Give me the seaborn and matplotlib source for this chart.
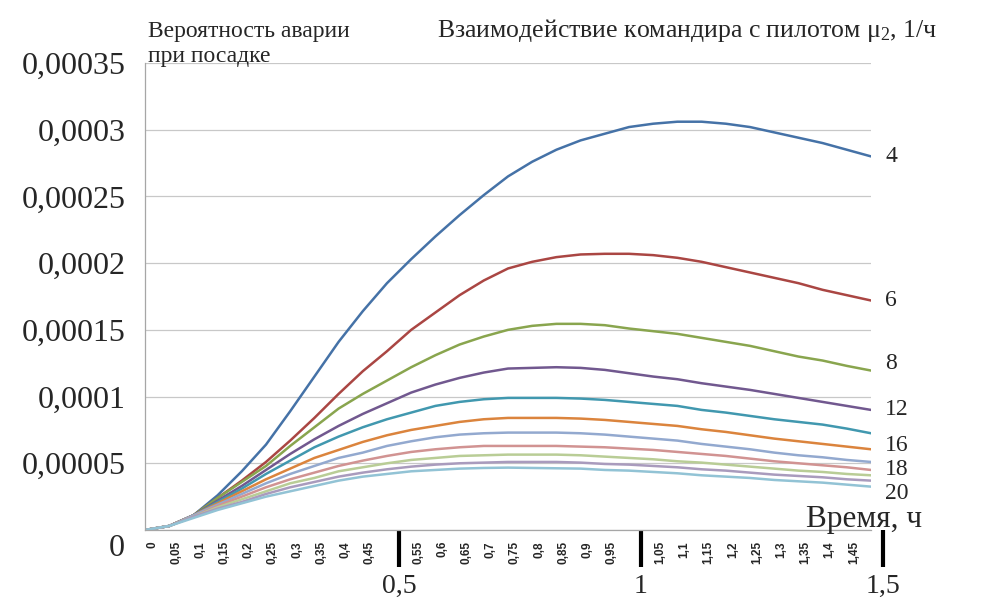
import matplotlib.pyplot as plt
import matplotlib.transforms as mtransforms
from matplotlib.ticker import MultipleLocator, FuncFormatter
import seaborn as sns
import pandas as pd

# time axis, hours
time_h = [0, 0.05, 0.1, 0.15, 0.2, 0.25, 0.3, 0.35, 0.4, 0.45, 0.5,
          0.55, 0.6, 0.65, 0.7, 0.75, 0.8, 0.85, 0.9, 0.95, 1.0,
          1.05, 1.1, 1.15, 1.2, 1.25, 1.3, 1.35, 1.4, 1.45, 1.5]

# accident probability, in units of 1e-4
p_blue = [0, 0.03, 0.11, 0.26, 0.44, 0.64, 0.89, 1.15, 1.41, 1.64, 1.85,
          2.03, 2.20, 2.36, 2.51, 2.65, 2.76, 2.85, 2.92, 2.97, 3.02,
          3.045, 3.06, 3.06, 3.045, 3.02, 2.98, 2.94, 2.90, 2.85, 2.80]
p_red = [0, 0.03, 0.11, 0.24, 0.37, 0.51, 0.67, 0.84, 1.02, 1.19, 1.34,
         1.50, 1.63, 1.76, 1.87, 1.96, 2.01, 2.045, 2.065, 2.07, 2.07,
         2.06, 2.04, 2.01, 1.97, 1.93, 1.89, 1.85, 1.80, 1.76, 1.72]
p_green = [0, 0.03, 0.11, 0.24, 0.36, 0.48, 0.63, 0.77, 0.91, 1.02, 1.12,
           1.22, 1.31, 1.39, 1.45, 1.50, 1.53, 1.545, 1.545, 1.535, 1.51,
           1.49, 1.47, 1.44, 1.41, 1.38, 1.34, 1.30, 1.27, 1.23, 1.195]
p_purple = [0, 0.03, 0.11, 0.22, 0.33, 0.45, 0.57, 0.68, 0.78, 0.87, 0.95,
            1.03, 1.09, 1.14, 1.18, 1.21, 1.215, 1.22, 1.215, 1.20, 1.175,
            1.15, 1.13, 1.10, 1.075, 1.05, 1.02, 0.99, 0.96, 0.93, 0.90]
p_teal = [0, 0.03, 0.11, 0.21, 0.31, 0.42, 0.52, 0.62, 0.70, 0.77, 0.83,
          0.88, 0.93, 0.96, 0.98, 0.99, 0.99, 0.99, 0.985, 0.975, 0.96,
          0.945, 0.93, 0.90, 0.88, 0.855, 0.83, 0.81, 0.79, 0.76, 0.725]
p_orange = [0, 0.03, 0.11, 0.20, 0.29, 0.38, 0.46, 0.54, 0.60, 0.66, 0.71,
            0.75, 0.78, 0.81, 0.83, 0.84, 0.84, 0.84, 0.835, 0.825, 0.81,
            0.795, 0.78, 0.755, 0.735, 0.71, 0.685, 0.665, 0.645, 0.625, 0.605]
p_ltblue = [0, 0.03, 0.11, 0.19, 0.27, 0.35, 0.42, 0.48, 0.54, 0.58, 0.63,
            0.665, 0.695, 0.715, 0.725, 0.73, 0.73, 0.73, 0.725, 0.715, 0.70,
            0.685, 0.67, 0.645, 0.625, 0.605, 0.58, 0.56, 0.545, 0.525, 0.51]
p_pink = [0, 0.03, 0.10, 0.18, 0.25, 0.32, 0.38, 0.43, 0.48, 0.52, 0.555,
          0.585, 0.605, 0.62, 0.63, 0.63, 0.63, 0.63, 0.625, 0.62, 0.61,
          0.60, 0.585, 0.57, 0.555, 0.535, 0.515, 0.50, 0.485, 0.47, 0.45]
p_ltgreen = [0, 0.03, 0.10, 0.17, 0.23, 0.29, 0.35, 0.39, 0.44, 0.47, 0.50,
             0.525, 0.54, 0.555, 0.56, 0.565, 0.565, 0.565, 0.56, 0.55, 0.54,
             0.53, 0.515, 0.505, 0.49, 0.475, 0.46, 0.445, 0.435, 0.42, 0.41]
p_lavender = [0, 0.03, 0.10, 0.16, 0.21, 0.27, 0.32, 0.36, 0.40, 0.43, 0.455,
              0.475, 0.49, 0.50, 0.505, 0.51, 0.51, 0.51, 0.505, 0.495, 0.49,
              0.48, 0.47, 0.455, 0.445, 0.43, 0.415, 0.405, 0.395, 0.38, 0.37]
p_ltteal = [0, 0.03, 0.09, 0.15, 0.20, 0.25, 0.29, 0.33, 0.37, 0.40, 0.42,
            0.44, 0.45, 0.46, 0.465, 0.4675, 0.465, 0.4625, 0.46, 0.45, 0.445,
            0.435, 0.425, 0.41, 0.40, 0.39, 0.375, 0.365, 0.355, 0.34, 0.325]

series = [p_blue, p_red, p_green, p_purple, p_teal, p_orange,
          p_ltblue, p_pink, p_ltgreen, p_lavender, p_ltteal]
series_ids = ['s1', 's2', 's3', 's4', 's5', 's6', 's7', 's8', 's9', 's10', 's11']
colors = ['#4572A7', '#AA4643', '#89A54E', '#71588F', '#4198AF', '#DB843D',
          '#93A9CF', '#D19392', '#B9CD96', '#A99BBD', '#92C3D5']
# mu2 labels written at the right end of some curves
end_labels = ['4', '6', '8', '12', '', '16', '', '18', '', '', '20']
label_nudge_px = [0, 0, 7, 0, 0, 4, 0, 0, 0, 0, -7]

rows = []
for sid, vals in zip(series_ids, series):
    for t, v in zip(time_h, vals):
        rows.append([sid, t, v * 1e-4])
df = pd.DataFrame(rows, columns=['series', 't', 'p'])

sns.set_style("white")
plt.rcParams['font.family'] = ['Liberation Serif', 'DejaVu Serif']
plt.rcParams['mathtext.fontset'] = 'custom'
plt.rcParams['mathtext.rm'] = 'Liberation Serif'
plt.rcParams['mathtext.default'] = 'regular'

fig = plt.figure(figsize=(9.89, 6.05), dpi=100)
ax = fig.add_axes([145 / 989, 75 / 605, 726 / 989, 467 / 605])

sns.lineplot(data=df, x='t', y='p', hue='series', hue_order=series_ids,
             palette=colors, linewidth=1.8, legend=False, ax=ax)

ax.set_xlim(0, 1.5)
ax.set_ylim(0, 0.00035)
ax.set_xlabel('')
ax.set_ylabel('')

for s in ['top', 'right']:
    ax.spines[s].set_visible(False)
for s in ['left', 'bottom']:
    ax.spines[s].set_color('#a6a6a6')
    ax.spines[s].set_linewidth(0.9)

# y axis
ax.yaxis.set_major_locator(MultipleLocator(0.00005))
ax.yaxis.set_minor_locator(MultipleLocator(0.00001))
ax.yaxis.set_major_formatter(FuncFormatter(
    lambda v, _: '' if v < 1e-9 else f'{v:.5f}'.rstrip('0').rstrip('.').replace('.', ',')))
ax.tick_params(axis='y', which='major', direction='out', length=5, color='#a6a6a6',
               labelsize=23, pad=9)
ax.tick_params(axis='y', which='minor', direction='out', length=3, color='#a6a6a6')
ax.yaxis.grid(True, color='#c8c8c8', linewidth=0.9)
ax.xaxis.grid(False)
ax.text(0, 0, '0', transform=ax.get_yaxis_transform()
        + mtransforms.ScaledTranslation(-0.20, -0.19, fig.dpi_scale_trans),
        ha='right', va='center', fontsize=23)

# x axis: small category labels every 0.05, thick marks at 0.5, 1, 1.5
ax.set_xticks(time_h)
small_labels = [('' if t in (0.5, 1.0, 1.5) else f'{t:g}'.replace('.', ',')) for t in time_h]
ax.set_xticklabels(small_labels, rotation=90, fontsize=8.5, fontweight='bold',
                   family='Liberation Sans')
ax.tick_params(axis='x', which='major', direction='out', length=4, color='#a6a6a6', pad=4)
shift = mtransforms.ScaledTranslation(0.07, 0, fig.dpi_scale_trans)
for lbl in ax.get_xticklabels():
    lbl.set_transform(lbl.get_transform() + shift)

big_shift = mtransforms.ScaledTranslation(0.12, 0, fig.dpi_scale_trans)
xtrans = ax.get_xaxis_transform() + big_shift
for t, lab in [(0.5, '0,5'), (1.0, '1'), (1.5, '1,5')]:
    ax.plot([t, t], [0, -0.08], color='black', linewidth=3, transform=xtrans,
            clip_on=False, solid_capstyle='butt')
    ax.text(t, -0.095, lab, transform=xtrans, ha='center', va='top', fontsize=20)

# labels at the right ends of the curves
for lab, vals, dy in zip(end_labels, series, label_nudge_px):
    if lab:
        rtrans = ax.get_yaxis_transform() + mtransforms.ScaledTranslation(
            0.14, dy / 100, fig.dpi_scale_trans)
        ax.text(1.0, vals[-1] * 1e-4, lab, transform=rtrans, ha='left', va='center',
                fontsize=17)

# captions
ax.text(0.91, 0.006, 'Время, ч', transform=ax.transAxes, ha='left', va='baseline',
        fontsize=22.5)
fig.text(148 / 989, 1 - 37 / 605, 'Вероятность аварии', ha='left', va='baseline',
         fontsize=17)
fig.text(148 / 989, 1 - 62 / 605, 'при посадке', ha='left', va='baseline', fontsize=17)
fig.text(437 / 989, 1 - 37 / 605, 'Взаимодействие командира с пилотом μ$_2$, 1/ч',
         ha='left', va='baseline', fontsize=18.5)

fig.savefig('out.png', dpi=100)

Your instructions. Write out again exactly the lines from the start of the data above through the line containing "1.05, 1.1, 1.15, 1.2, 1.25, 1.3, 1.35, 1.4, 1.45, 1.5]", inclusive, excluding any pictures.

Answer to the task.
Give me the seaborn and matplotlib source for this chart.
import matplotlib.pyplot as plt
import matplotlib.transforms as mtransforms
from matplotlib.ticker import MultipleLocator, FuncFormatter
import seaborn as sns
import pandas as pd

# time axis, hours
time_h = [0, 0.05, 0.1, 0.15, 0.2, 0.25, 0.3, 0.35, 0.4, 0.45, 0.5,
          0.55, 0.6, 0.65, 0.7, 0.75, 0.8, 0.85, 0.9, 0.95, 1.0,
          1.05, 1.1, 1.15, 1.2, 1.25, 1.3, 1.35, 1.4, 1.45, 1.5]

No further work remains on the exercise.